Aim:
Starting at the first line of the listing below, retype each line up to and including the one that contains "const panelNames = ['a', 'b', 'c'];". Leave pictures out.

Data excerpt:
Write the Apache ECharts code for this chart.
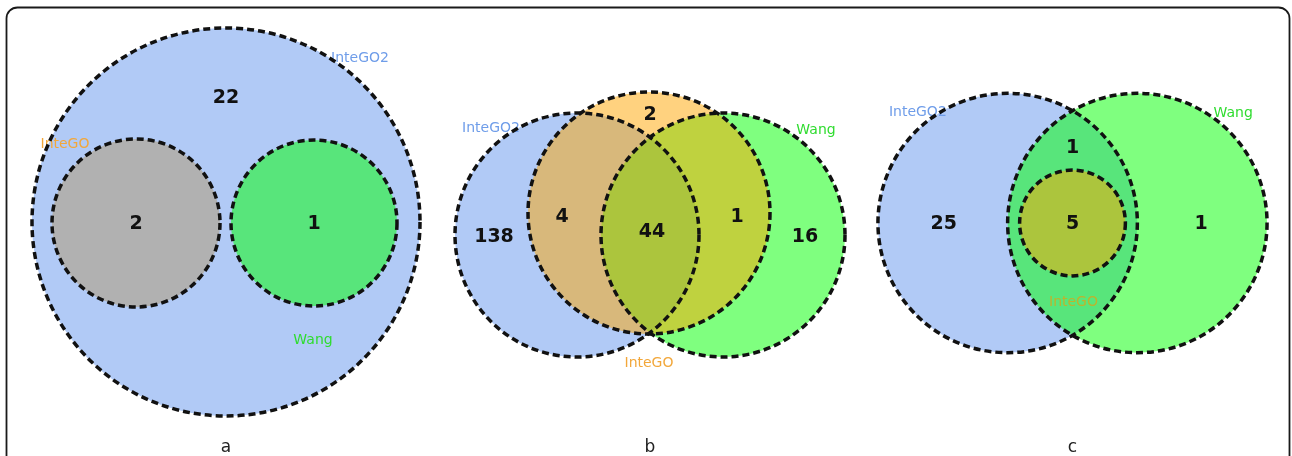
<!DOCTYPE html>
<html>
<head>
<meta charset="utf-8">
<script src="https://cdn.jsdelivr.net/npm/echarts@6/dist/echarts.min.js"></script>
<style>
  html, body { margin: 0; padding: 0; background: #ffffff; }
  #chart { width: 1292px; height: 456px; }
</style>
</head>
<body>
<div id="chart"></div>
<script>
// ---- Data (Venn geometry in data units: [set, centerX, centerY, radius]) ----
const panelNames = ['a', 'b', 'c'];

const circlesA = [['InteGO2', 0.00, 0.00, 1.94], ['Wang', 0.88, -0.01, 0.83], ['InteGO', -0.90, -0.01, 0.84]];
const circlesB = [['InteGO2', -0.73, -0.13, 1.22], ['Wang', 0.73, -0.13, 1.22], ['InteGO', -0.01, 0.09, 1.21]];
const circlesC = [['InteGO2', -0.65, -0.01, 1.30], ['Wang', 0.65, -0.01, 1.30], ['InteGO', 0.00, -0.01, 0.53]];

// region counts: [count, x, y]
const countsA = [[22, 0.00, 1.24], [2, -0.90, -0.02], [1, 0.88, -0.02]];
const countsB = [[2, 0.00, 1.07], [138, -1.56, -0.15], [4, -0.88, 0.05], [44, 0.02, -0.10], [1, 0.87, 0.05], [16, 1.55, -0.15]];
const countsC = [[1, 0.00, 0.74], [25, -1.29, -0.02], [5, 0.00, -0.02], [1, 1.29, -0.02]];

// set name labels: [set, x, y]
const setLabelsA = [['InteGO2', 1.34, 1.64], ['InteGO', -1.61, 0.78], ['Wang', 0.87, -1.18]];
const setLabelsB = [['InteGO2', -1.59, 0.94], ['Wang', 1.66, 0.92], ['InteGO', -0.01, -1.41]];
const setLabelsC = [['InteGO2', -1.55, 1.10], ['Wang', 1.61, 1.09], ['InteGO', 0.01, -0.80]];

// ---- Styles ----
const fillBySet = {
  'InteGO2': 'rgba(100,149,237,0.5)',
  'Wang': 'rgba(0,255,0,0.5)',
  'InteGO': 'rgba(255,165,0,0.5)'
};
const fillOverride = { 'a:InteGO': '#b1b1b1' };
const labelColorBySet = { 'InteGO2': '#6f9de9', 'Wang': '#2fdc2f', 'InteGO': '#f2a73a' };
const labelColorOverride = { 'c:InteGO': '#bdb42e' };

const panelCenterPx = [226, 650, 1073];

const chart = echarts.init(document.getElementById('chart'), null, { renderer: 'canvas' });

const grids = [], xAxes = [], yAxes = [], series = [];
const allCircles = [circlesA, circlesB, circlesC];
const allCounts = [countsA, countsB, countsC];
const allSetLabels = [setLabelsA, setLabelsB, setLabelsC];

panelNames.forEach((p, i) => {
  grids.push({ left: panelCenterPx[i] - 220, top: 2, width: 440, height: 450, containLabel: false });
  xAxes.push({ type: 'value', gridIndex: i, min: -2.2, max: 2.2, show: false });
  yAxes.push({ type: 'value', gridIndex: i, min: -2.3, max: 2.2, show: false });

  // fills
  series.push({
    type: 'custom', xAxisIndex: i, yAxisIndex: i, silent: true, z: 1,
    data: allCircles[i].map(c => [c[1], c[2], c[3]]),
    renderItem: (params, api) => {
      const set = allCircles[i][params.dataIndex][0];
      const pt = api.coord([api.value(0), api.value(1)]);
      const r = api.size([api.value(2), 0])[0];
      return {
        type: 'circle',
        shape: { cx: pt[0], cy: pt[1], r: r },
        style: { fill: fillOverride[p + ':' + set] || fillBySet[set], stroke: null }
      };
    }
  });

  // set labels
  series.push({
    type: 'custom', xAxisIndex: i, yAxisIndex: i, silent: true, z: 2,
    data: allSetLabels[i].map(s => [s[1], s[2]]),
    renderItem: (params, api) => {
      const set = allSetLabels[i][params.dataIndex][0];
      const pt = api.coord([api.value(0), api.value(1)]);
      return {
        type: 'text', x: pt[0], y: pt[1],
        style: {
          text: set, fill: labelColorOverride[p + ':' + set] || labelColorBySet[set],
          font: '14px "DejaVu Sans"', align: 'center', verticalAlign: 'middle'
        }
      };
    }
  });

  // dashed outlines
  series.push({
    type: 'custom', xAxisIndex: i, yAxisIndex: i, silent: true, z: 3,
    data: allCircles[i].map(c => [c[1], c[2], c[3]]),
    renderItem: (params, api) => {
      const pt = api.coord([api.value(0), api.value(1)]);
      const r = api.size([api.value(2), 0])[0];
      return {
        type: 'circle',
        shape: { cx: pt[0], cy: pt[1], r: r },
        style: { fill: null, stroke: '#111111', lineWidth: 3.5, lineDash: [7, 4] }
      };
    }
  });

  // region counts
  series.push({
    type: 'custom', xAxisIndex: i, yAxisIndex: i, silent: true, z: 4,
    data: allCounts[i].map(c => [c[1], c[2], c[0]]),
    renderItem: (params, api) => {
      const pt = api.coord([api.value(0), api.value(1)]);
      return {
        type: 'text', x: pt[0], y: pt[1],
        style: {
          text: String(api.value(2)), fill: '#111111',
          font: 'bold 19px "DejaVu Sans"', align: 'center', verticalAlign: 'middle'
        }
      };
    }
  });

  // panel letter
  series.push({
    type: 'custom', xAxisIndex: i, yAxisIndex: i, silent: true, z: 4,
    data: [[0, -2.26]],
    renderItem: (params, api) => {
      const pt = api.coord([api.value(0), api.value(1)]);
      return {
        type: 'text', x: pt[0], y: pt[1],
        style: {
          text: p, fill: '#222222',
          font: '17px "DejaVu Sans"', align: 'center', verticalAlign: 'middle'
        }
      };
    }
  });
});

chart.setOption({
  backgroundColor: '#ffffff',
  animation: false,
  grid: grids,
  xAxis: xAxes,
  yAxis: yAxes,
  series: series,
  graphic: [{
    type: 'rect', silent: true, z: 0,
    shape: { x: 6.5, y: 7.5, width: 1283, height: 480, r: 11 },
    style: { fill: null, stroke: '#1a1a1a', lineWidth: 1.8 }
  }]
});
</script>
</body>
</html>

Exercise response:
Write the Apache ECharts code for this chart.
<!DOCTYPE html>
<html>
<head>
<meta charset="utf-8">
<script src="https://cdn.jsdelivr.net/npm/echarts@6/dist/echarts.min.js"></script>
<style>
  html, body { margin: 0; padding: 0; background: #ffffff; }
  #chart { width: 1292px; height: 456px; }
</style>
</head>
<body>
<div id="chart"></div>
<script>
// ---- Data (Venn geometry in data units: [set, centerX, centerY, radius]) ----
const panelNames = ['a', 'b', 'c'];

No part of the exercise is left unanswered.